*Task to complete*:
Reproduce the listing below exactly, beginning with its first line and ending with the line that holds "d3.scaleLinear().domain([0.2, 1.4]).range([318, 42])"; pictures are not part of the copy.

*Data section*:
- - - - - - -

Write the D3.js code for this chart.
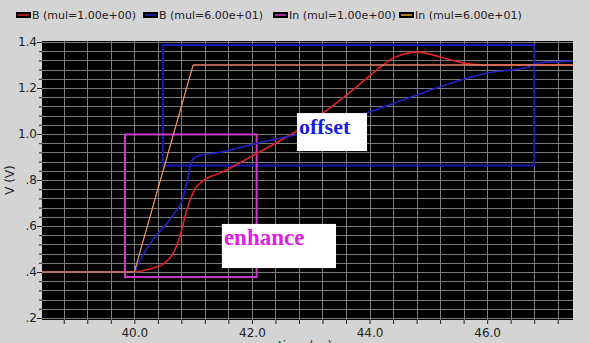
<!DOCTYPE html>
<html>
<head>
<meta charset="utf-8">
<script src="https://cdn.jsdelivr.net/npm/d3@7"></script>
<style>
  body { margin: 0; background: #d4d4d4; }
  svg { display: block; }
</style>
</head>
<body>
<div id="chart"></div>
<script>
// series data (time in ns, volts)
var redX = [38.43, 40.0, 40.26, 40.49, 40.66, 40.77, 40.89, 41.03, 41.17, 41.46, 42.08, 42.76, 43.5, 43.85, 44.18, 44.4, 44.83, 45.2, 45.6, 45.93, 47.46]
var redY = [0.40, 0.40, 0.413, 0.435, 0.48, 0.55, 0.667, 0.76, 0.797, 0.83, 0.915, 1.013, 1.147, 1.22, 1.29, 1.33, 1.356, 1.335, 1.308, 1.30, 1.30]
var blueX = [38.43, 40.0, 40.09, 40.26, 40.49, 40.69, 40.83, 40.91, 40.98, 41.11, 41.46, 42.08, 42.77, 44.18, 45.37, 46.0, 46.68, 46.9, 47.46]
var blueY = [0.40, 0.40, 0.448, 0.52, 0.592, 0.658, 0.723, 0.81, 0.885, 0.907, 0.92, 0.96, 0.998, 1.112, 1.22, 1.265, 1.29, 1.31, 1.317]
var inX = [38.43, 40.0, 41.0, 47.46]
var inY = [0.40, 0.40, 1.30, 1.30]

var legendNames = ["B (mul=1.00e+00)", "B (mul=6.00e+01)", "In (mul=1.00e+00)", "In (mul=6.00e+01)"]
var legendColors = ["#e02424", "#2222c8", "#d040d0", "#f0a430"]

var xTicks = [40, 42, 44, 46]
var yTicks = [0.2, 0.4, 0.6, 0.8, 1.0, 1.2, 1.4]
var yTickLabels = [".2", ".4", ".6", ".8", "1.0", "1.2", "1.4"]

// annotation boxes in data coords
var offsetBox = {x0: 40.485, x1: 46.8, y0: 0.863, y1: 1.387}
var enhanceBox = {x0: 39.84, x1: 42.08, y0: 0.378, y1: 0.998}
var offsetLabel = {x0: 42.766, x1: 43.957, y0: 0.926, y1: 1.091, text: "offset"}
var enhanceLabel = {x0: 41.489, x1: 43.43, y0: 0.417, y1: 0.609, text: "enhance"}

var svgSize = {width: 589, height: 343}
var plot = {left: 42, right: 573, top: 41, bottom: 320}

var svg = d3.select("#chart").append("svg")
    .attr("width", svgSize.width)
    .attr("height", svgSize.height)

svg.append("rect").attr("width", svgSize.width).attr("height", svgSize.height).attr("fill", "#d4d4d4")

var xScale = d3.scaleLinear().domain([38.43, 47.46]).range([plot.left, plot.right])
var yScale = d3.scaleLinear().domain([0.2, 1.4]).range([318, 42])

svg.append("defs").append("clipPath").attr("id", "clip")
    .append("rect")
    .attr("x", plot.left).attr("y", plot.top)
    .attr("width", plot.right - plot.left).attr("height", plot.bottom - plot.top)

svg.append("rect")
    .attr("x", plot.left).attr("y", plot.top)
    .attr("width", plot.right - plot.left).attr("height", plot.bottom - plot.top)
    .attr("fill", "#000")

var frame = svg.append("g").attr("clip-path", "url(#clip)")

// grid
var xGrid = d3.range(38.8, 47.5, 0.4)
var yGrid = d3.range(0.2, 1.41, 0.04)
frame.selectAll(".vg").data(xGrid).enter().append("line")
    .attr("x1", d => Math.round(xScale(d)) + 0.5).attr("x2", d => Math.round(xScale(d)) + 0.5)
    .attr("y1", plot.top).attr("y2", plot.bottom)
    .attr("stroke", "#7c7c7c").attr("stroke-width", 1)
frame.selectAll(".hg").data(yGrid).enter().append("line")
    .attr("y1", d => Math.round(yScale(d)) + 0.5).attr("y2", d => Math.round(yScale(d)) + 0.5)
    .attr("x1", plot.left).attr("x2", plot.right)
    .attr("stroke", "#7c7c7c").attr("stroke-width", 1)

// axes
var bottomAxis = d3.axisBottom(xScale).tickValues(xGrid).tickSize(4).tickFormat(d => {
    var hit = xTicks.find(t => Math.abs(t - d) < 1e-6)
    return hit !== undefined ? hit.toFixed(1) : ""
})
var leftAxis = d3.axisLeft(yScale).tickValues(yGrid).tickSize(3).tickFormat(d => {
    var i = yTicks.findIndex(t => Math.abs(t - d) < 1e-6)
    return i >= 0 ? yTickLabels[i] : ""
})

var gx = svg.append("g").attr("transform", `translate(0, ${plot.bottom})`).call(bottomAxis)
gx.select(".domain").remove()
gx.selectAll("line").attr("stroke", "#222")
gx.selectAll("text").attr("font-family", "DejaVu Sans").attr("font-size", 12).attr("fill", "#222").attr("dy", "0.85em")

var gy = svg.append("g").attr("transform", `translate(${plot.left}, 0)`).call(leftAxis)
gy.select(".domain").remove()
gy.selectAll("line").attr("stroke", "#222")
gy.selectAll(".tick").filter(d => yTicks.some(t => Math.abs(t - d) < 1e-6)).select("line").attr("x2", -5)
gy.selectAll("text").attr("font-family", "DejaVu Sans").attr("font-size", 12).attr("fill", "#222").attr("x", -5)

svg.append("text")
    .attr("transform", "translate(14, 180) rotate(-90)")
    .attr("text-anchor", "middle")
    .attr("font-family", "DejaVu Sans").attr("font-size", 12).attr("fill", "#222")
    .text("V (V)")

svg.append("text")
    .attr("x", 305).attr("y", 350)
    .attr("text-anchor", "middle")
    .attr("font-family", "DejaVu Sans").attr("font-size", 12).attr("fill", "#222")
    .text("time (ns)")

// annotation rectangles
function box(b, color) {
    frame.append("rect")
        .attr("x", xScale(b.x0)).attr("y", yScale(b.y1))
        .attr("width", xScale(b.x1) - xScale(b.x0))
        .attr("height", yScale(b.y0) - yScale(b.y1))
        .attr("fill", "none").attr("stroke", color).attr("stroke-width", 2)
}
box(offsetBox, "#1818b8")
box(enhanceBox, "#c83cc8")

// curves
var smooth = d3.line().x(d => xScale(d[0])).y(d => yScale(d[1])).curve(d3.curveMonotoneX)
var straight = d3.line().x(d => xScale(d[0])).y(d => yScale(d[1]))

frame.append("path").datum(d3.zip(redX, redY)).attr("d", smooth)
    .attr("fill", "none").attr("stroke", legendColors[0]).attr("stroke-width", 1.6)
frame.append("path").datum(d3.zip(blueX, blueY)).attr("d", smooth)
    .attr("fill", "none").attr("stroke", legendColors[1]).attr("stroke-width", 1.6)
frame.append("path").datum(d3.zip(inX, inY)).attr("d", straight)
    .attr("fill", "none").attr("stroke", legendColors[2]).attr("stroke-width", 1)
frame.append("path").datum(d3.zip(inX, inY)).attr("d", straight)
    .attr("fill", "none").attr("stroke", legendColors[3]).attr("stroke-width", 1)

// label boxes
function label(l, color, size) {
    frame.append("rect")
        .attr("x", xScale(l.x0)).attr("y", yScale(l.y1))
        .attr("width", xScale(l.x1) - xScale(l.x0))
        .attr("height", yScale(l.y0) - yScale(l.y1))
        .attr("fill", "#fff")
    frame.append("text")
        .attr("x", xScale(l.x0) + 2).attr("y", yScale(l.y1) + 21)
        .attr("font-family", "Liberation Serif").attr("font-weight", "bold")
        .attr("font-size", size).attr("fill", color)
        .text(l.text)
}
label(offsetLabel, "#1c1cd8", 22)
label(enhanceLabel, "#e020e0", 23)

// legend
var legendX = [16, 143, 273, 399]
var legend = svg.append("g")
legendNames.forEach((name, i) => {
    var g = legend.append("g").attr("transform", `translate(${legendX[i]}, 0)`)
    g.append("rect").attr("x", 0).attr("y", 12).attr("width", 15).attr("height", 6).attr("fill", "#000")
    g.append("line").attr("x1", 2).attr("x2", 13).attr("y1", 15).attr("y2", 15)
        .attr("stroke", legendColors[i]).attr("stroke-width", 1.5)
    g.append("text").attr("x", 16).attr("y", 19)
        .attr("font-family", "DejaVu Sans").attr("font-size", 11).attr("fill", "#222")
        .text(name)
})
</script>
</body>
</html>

- - - - - - -

*Result of this task*:
Write the D3.js code for this chart.
<!DOCTYPE html>
<html>
<head>
<meta charset="utf-8">
<script src="https://cdn.jsdelivr.net/npm/d3@7"></script>
<style>
  body { margin: 0; background: #d4d4d4; }
  svg { display: block; }
</style>
</head>
<body>
<div id="chart"></div>
<script>
// series data (time in ns, volts)
var redX = [38.43, 40.0, 40.26, 40.49, 40.66, 40.77, 40.89, 41.03, 41.17, 41.46, 42.08, 42.76, 43.5, 43.85, 44.18, 44.4, 44.83, 45.2, 45.6, 45.93, 47.46]
var redY = [0.40, 0.40, 0.413, 0.435, 0.48, 0.55, 0.667, 0.76, 0.797, 0.83, 0.915, 1.013, 1.147, 1.22, 1.29, 1.33, 1.356, 1.335, 1.308, 1.30, 1.30]
var blueX = [38.43, 40.0, 40.09, 40.26, 40.49, 40.69, 40.83, 40.91, 40.98, 41.11, 41.46, 42.08, 42.77, 44.18, 45.37, 46.0, 46.68, 46.9, 47.46]
var blueY = [0.40, 0.40, 0.448, 0.52, 0.592, 0.658, 0.723, 0.81, 0.885, 0.907, 0.92, 0.96, 0.998, 1.112, 1.22, 1.265, 1.29, 1.31, 1.317]
var inX = [38.43, 40.0, 41.0, 47.46]
var inY = [0.40, 0.40, 1.30, 1.30]

var legendNames = ["B (mul=1.00e+00)", "B (mul=6.00e+01)", "In (mul=1.00e+00)", "In (mul=6.00e+01)"]
var legendColors = ["#e02424", "#2222c8", "#d040d0", "#f0a430"]

var xTicks = [40, 42, 44, 46]
var yTicks = [0.2, 0.4, 0.6, 0.8, 1.0, 1.2, 1.4]
var yTickLabels = [".2", ".4", ".6", ".8", "1.0", "1.2", "1.4"]

// annotation boxes in data coords
var offsetBox = {x0: 40.485, x1: 46.8, y0: 0.863, y1: 1.387}
var enhanceBox = {x0: 39.84, x1: 42.08, y0: 0.378, y1: 0.998}
var offsetLabel = {x0: 42.766, x1: 43.957, y0: 0.926, y1: 1.091, text: "offset"}
var enhanceLabel = {x0: 41.489, x1: 43.43, y0: 0.417, y1: 0.609, text: "enhance"}

var svgSize = {width: 589, height: 343}
var plot = {left: 42, right: 573, top: 41, bottom: 320}

var svg = d3.select("#chart").append("svg")
    .attr("width", svgSize.width)
    .attr("height", svgSize.height)

svg.append("rect").attr("width", svgSize.width).attr("height", svgSize.height).attr("fill", "#d4d4d4")

var xScale = d3.scaleLinear().domain([38.43, 47.46]).range([plot.left, plot.right])
var yScale = d3.scaleLinear().domain([0.2, 1.4]).range([318, 42])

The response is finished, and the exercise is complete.